| Your instructions |
Go through the material and write it all out exactly, minus the pictures.

| Data extract |
+-------+

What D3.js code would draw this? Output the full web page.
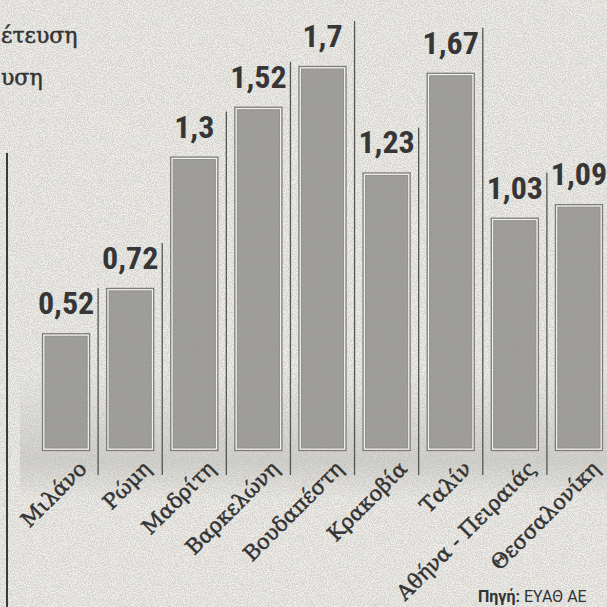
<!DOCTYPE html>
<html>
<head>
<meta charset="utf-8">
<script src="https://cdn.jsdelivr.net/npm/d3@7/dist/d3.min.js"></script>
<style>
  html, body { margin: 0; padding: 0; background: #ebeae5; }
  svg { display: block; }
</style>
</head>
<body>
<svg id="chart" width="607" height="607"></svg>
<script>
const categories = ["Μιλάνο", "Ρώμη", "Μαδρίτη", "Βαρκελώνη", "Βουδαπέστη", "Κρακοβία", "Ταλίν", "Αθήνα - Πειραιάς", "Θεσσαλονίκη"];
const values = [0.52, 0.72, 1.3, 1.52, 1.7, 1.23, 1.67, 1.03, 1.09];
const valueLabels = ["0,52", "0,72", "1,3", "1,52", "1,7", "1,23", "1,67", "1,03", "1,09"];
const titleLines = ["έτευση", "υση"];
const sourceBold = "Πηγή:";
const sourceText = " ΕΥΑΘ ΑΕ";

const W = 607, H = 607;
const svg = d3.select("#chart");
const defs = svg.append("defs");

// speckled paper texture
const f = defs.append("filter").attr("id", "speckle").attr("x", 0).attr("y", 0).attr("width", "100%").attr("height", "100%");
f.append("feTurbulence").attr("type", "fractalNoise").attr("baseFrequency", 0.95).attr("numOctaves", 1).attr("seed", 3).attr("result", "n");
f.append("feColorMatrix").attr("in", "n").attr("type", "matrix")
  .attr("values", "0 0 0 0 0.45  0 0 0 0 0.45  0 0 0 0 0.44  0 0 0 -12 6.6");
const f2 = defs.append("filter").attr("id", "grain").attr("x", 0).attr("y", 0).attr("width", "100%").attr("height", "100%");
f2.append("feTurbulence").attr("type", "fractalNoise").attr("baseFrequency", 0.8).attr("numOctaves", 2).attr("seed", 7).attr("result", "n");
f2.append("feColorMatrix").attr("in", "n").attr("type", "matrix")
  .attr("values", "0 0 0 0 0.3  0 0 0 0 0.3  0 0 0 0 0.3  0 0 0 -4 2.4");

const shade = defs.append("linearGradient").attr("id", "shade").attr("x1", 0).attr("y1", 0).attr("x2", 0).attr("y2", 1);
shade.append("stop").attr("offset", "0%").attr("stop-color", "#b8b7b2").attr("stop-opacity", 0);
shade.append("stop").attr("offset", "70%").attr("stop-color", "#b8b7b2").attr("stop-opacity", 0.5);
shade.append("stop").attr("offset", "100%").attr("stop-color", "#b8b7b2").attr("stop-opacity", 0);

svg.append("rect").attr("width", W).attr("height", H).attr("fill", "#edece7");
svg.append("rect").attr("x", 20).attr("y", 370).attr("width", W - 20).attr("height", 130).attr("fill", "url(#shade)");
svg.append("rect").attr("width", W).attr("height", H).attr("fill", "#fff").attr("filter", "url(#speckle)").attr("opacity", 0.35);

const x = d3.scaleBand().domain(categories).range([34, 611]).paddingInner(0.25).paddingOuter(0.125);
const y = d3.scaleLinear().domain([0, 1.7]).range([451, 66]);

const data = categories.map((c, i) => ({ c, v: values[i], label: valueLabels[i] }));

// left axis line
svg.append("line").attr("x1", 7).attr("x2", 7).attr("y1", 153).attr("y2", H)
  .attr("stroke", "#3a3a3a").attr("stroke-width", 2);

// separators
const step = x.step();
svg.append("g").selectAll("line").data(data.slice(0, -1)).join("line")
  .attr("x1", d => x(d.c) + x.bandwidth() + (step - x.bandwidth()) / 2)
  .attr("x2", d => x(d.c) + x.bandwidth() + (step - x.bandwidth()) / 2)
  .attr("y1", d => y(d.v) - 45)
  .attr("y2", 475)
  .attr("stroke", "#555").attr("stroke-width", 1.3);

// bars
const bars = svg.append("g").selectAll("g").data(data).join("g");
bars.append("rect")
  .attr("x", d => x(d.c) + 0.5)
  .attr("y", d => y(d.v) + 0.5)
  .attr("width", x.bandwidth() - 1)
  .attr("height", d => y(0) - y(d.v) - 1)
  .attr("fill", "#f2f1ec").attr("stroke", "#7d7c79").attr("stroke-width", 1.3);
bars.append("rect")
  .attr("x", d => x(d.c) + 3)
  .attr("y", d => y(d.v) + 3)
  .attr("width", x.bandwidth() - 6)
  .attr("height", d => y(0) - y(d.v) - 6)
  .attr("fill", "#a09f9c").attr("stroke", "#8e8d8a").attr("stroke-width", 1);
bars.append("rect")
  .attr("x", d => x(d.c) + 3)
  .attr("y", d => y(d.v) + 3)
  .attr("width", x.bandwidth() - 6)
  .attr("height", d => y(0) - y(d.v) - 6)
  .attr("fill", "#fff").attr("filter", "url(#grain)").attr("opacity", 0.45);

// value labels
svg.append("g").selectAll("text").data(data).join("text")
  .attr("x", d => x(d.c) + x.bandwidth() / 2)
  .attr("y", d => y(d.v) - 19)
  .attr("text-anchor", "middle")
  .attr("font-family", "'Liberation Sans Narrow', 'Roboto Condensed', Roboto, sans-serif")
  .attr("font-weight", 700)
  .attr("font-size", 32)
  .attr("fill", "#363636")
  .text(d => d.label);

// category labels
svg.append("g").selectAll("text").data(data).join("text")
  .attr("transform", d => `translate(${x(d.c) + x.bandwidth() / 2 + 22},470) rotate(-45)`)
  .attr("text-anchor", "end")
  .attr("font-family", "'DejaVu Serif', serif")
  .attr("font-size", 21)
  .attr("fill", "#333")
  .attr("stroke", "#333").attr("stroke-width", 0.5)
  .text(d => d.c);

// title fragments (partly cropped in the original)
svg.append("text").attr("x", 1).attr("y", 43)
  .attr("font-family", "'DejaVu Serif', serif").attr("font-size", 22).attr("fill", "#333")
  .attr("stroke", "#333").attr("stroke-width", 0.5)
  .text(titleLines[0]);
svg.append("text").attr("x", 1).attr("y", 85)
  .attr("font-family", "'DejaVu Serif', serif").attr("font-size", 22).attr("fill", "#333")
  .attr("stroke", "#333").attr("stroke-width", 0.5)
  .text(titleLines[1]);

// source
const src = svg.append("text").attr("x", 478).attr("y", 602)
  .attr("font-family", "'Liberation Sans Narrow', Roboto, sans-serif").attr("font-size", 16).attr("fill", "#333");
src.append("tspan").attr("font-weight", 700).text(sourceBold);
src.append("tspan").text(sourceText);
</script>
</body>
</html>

+-------+

| Result below |
What D3.js code would draw this? Output the full web page.
<!DOCTYPE html>
<html>
<head>
<meta charset="utf-8">
<script src="https://cdn.jsdelivr.net/npm/d3@7/dist/d3.min.js"></script>
<style>
  html, body { margin: 0; padding: 0; background: #ebeae5; }
  svg { display: block; }
</style>
</head>
<body>
<svg id="chart" width="607" height="607"></svg>
<script>
const categories = ["Μιλάνο", "Ρώμη", "Μαδρίτη", "Βαρκελώνη", "Βουδαπέστη", "Κρακοβία", "Ταλίν", "Αθήνα - Πειραιάς", "Θεσσαλονίκη"];
const values = [0.52, 0.72, 1.3, 1.52, 1.7, 1.23, 1.67, 1.03, 1.09];
const valueLabels = ["0,52", "0,72", "1,3", "1,52", "1,7", "1,23", "1,67", "1,03", "1,09"];
const titleLines = ["έτευση", "υση"];
const sourceBold = "Πηγή:";
const sourceText = " ΕΥΑΘ ΑΕ";

const W = 607, H = 607;
const svg = d3.select("#chart");
const defs = svg.append("defs");

// speckled paper texture
const f = defs.append("filter").attr("id", "speckle").attr("x", 0).attr("y", 0).attr("width", "100%").attr("height", "100%");
f.append("feTurbulence").attr("type", "fractalNoise").attr("baseFrequency", 0.95).attr("numOctaves", 1).attr("seed", 3).attr("result", "n");
f.append("feColorMatrix").attr("in", "n").attr("type", "matrix")
  .attr("values", "0 0 0 0 0.45  0 0 0 0 0.45  0 0 0 0 0.44  0 0 0 -12 6.6");
const f2 = defs.append("filter").attr("id", "grain").attr("x", 0).attr("y", 0).attr("width", "100%").attr("height", "100%");
f2.append("feTurbulence").attr("type", "fractalNoise").attr("baseFrequency", 0.8).attr("numOctaves", 2).attr("seed", 7).attr("result", "n");
f2.append("feColorMatrix").attr("in", "n").attr("type", "matrix")
  .attr("values", "0 0 0 0 0.3  0 0 0 0 0.3  0 0 0 0 0.3  0 0 0 -4 2.4");

const shade = defs.append("linearGradient").attr("id", "shade").attr("x1", 0).attr("y1", 0).attr("x2", 0).attr("y2", 1);
shade.append("stop").attr("offset", "0%").attr("stop-color", "#b8b7b2").attr("stop-opacity", 0);
shade.append("stop").attr("offset", "70%").attr("stop-color", "#b8b7b2").attr("stop-opacity", 0.5);
shade.append("stop").attr("offset", "100%").attr("stop-color", "#b8b7b2").attr("stop-opacity", 0);

svg.append("rect").attr("width", W).attr("height", H).attr("fill", "#edece7");
svg.append("rect").attr("x", 20).attr("y", 370).attr("width", W - 20).attr("height", 130).attr("fill", "url(#shade)");
svg.append("rect").attr("width", W).attr("height", H).attr("fill", "#fff").attr("filter", "url(#speckle)").attr("opacity", 0.35);

const x = d3.scaleBand().domain(categories).range([34, 611]).paddingInner(0.25).paddingOuter(0.125);
const y = d3.scaleLinear().domain([0, 1.7]).range([451, 66]);

const data = categories.map((c, i) => ({ c, v: values[i], label: valueLabels[i] }));

// left axis line
svg.append("line").attr("x1", 7).attr("x2", 7).attr("y1", 153).attr("y2", H)
  .attr("stroke", "#3a3a3a").attr("stroke-width", 2);

// separators
const step = x.step();
svg.append("g").selectAll("line").data(data.slice(0, -1)).join("line")
  .attr("x1", d => x(d.c) + x.bandwidth() + (step - x.bandwidth()) / 2)
  .attr("x2", d => x(d.c) + x.bandwidth() + (step - x.bandwidth()) / 2)
  .attr("y1", d => y(d.v) - 45)
  .attr("y2", 475)
  .attr("stroke", "#555").attr("stroke-width", 1.3);

// bars
const bars = svg.append("g").selectAll("g").data(data).join("g");
bars.append("rect")
  .attr("x", d => x(d.c) + 0.5)
  .attr("y", d => y(d.v) + 0.5)
  .attr("width", x.bandwidth() - 1)
  .attr("height", d => y(0) - y(d.v) - 1)
  .attr("fill", "#f2f1ec").attr("stroke", "#7d7c79").attr("stroke-width", 1.3);
bars.append("rect")
  .attr("x", d => x(d.c) + 3)
  .attr("y", d => y(d.v) + 3)
  .attr("width", x.bandwidth() - 6)
  .attr("height", d => y(0) - y(d.v) - 6)
  .attr("fill", "#a09f9c").attr("stroke", "#8e8d8a").attr("stroke-width", 1);
bars.append("rect")
  .attr("x", d => x(d.c) + 3)
  .attr("y", d => y(d.v) + 3)
  .attr("width", x.bandwidth() - 6)
  .attr("height", d => y(0) - y(d.v) - 6)
  .attr("fill", "#fff").attr("filter", "url(#grain)").attr("opacity", 0.45);

// value labels
svg.append("g").selectAll("text").data(data).join("text")
  .attr("x", d => x(d.c) + x.bandwidth() / 2)
  .attr("y", d => y(d.v) - 19)
  .attr("text-anchor", "middle")
  .attr("font-family", "'Liberation Sans Narrow', 'Roboto Condensed', Roboto, sans-serif")
  .attr("font-weight", 700)
  .attr("font-size", 32)
  .attr("fill", "#363636")
  .text(d => d.label);

// category labels
svg.append("g").selectAll("text").data(data).join("text")
  .attr("transform", d => `translate(${x(d.c) + x.bandwidth() / 2 + 22},470) rotate(-45)`)
  .attr("text-anchor", "end")
  .attr("font-family", "'DejaVu Serif', serif")
  .attr("font-size", 21)
  .attr("fill", "#333")
  .attr("stroke", "#333").attr("stroke-width", 0.5)
  .text(d => d.c);

// title fragments (partly cropped in the original)
svg.append("text").attr("x", 1).attr("y", 43)
  .attr("font-family", "'DejaVu Serif', serif").attr("font-size", 22).attr("fill", "#333")
  .attr("stroke", "#333").attr("stroke-width", 0.5)
  .text(titleLines[0]);
svg.append("text").attr("x", 1).attr("y", 85)
  .attr("font-family", "'DejaVu Serif', serif").attr("font-size", 22).attr("fill", "#333")
  .attr("stroke", "#333").attr("stroke-width", 0.5)
  .text(titleLines[1]);

// source
const src = svg.append("text").attr("x", 478).attr("y", 602)
  .attr("font-family", "'Liberation Sans Narrow', Roboto, sans-serif").attr("font-size", 16).attr("fill", "#333");
src.append("tspan").attr("font-weight", 700).text(sourceBold);
src.append("tspan").text(sourceText);
</script>
</body>
</html>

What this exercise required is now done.